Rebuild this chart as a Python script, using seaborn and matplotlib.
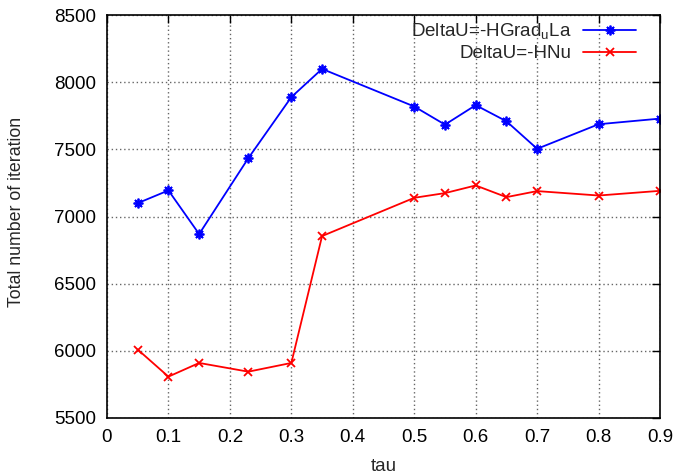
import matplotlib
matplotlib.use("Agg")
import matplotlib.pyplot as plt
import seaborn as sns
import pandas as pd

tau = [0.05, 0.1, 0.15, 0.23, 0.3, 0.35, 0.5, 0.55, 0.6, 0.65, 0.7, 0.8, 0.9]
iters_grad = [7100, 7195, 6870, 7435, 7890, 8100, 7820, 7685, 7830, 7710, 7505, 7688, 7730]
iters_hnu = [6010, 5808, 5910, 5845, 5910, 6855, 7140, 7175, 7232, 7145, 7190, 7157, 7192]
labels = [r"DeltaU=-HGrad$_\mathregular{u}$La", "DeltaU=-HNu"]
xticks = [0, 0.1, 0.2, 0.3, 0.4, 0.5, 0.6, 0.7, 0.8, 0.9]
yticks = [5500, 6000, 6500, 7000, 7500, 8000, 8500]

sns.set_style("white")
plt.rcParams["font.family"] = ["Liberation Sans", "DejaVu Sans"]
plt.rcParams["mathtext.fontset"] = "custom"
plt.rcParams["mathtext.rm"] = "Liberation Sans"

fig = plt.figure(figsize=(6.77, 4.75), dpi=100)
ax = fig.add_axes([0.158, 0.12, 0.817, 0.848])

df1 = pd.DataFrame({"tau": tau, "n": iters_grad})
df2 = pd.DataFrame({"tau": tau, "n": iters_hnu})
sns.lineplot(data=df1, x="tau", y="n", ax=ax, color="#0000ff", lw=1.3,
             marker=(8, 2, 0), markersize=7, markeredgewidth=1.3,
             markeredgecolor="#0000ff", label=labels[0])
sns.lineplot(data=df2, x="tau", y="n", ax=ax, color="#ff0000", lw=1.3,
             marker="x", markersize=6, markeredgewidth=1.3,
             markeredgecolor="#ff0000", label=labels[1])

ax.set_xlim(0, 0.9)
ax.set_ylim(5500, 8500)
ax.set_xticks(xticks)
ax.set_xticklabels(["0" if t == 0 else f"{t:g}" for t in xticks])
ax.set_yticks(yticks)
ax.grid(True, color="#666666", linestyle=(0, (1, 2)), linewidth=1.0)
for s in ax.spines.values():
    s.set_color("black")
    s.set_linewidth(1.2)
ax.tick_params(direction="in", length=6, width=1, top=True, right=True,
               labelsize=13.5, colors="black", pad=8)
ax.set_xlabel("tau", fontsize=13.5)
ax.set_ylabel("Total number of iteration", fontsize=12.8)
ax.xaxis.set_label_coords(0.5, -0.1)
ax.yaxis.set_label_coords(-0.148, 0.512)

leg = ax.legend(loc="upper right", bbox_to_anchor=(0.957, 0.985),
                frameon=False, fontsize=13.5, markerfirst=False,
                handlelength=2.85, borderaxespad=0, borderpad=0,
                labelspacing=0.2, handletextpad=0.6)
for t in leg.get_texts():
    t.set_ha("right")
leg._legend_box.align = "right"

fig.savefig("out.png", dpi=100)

---------------

### PROMPT:
Copy every line that contains the string "matplotlib".

### OUTPUT BELOW:
Rebuild this chart as a Python script, using seaborn and matplotlib.
import matplotlib
matplotlib.use("Agg")
import matplotlib.pyplot as plt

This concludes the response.